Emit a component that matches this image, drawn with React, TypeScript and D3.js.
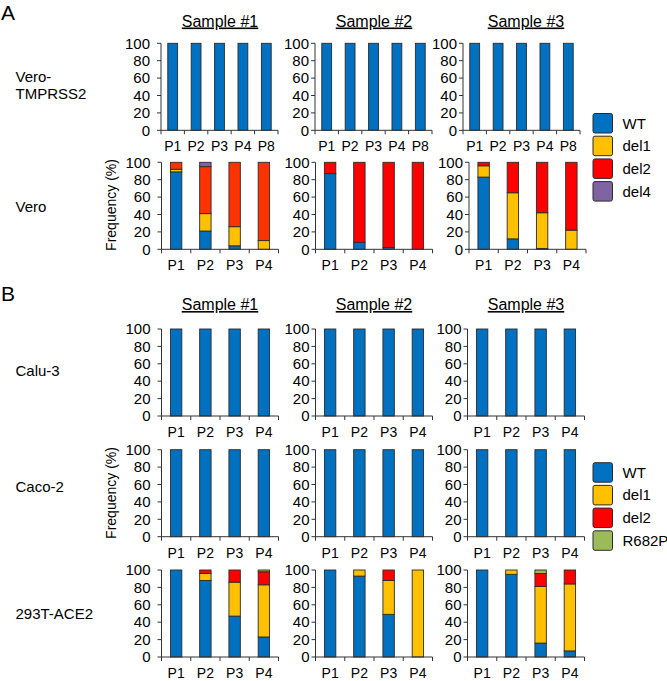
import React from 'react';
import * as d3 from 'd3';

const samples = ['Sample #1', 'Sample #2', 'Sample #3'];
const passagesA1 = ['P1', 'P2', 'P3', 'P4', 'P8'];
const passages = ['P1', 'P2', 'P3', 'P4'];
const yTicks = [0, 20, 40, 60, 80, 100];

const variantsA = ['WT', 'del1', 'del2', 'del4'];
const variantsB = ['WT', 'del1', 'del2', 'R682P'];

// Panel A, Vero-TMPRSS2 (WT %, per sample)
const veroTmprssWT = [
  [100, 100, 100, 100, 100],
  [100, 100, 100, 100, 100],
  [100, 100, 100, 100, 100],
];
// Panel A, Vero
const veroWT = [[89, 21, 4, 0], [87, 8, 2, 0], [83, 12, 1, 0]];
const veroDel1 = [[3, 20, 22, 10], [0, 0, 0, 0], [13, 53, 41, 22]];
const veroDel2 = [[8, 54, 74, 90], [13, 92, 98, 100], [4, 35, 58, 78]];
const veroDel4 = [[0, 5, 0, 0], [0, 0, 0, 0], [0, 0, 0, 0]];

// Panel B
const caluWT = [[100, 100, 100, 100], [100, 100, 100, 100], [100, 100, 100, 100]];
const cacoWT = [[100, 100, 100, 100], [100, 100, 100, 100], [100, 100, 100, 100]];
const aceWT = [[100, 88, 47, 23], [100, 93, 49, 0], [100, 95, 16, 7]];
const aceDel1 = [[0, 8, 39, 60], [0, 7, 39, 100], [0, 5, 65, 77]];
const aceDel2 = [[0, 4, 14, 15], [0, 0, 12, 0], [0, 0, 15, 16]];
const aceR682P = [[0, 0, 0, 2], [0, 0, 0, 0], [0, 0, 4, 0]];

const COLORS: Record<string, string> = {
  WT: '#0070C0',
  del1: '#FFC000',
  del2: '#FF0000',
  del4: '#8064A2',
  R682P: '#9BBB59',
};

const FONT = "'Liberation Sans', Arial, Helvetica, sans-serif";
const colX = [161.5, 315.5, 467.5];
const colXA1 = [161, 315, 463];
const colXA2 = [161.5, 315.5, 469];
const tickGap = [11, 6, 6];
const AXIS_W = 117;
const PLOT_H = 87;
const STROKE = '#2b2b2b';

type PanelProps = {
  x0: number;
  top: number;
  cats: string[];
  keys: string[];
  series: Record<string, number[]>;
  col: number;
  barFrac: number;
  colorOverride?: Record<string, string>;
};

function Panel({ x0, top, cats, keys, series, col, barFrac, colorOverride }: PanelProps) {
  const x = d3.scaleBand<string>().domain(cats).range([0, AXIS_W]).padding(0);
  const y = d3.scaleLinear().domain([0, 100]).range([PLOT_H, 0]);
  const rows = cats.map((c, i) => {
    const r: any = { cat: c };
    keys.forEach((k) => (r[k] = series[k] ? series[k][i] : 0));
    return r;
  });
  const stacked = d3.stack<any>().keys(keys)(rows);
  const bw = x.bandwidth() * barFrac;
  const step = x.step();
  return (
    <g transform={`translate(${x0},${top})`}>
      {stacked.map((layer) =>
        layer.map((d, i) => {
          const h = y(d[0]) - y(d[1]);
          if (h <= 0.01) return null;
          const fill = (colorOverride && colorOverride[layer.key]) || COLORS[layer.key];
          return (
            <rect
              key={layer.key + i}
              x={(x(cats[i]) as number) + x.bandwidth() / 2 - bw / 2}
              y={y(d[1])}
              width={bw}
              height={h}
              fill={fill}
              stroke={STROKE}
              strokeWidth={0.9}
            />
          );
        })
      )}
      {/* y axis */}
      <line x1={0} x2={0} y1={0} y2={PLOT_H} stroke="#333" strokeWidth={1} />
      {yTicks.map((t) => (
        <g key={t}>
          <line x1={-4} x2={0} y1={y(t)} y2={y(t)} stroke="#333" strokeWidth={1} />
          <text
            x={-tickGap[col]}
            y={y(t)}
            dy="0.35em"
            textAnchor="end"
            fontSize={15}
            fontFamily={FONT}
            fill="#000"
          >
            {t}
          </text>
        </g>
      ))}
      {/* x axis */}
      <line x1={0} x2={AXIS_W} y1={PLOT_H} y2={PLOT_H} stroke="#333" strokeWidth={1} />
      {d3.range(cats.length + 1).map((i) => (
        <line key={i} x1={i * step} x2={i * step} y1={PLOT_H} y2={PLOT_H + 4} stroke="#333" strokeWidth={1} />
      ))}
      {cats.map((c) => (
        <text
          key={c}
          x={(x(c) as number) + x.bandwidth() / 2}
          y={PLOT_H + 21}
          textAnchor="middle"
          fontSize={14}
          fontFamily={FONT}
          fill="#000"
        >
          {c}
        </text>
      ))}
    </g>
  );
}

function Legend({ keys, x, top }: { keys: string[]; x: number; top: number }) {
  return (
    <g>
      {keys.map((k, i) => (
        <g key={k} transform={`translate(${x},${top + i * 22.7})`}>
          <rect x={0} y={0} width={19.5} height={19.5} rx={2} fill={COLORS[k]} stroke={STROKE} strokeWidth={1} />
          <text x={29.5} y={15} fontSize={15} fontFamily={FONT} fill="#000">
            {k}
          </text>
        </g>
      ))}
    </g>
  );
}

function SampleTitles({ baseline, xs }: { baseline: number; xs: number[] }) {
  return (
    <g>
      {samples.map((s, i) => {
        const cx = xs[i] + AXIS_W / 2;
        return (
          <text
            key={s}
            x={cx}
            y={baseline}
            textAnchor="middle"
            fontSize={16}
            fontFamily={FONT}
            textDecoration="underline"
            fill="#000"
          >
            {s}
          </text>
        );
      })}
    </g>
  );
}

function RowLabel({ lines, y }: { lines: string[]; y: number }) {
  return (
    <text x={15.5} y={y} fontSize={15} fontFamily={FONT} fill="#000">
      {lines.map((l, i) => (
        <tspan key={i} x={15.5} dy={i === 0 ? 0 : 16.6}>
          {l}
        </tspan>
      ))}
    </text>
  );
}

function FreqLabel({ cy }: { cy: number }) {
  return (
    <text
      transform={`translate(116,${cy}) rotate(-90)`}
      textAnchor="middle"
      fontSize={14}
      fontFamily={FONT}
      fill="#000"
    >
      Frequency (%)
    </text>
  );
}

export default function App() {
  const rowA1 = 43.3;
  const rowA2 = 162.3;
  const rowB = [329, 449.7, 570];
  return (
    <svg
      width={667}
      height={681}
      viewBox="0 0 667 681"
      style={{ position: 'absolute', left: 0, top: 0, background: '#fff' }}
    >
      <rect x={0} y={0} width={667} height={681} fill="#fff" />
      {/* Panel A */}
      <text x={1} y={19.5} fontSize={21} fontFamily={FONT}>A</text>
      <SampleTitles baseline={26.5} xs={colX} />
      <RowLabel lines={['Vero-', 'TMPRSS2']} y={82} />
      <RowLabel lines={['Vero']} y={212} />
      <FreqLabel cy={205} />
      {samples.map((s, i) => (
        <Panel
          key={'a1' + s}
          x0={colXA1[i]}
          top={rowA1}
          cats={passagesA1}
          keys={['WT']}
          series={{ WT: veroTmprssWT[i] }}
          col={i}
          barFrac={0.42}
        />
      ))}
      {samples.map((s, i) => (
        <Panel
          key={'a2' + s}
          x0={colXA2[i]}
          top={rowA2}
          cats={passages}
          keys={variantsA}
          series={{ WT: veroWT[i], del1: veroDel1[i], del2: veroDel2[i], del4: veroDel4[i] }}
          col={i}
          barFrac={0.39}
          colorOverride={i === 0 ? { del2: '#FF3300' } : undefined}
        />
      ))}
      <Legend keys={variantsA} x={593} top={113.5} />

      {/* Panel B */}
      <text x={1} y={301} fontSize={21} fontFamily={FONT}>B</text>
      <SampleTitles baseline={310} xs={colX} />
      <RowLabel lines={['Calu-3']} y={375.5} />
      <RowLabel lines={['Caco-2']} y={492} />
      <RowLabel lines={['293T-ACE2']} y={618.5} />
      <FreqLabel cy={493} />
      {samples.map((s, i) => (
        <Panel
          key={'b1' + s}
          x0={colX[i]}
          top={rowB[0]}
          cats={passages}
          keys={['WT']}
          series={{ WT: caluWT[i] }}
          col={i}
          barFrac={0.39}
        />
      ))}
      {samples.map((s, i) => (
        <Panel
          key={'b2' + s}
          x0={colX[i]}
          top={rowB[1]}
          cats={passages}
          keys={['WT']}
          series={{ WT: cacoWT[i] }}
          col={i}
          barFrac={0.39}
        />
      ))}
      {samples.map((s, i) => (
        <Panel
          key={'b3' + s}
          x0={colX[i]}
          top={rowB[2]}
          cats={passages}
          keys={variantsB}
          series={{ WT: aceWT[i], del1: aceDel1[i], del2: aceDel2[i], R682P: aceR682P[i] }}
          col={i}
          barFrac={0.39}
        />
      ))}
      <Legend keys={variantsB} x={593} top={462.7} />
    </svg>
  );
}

· · · · · · ·

- **Exercise directions**
Restate the data word for word from its first line through the line with "const yTicks = [0, 20, 40, 60, 80, 100];", leaving out any picture along the way.

- **Problem solution**
Emit a component that matches this image, drawn with React, TypeScript and D3.js.
import React from 'react';
import * as d3 from 'd3';

const samples = ['Sample #1', 'Sample #2', 'Sample #3'];
const passagesA1 = ['P1', 'P2', 'P3', 'P4', 'P8'];
const passages = ['P1', 'P2', 'P3', 'P4'];
const yTicks = [0, 20, 40, 60, 80, 100];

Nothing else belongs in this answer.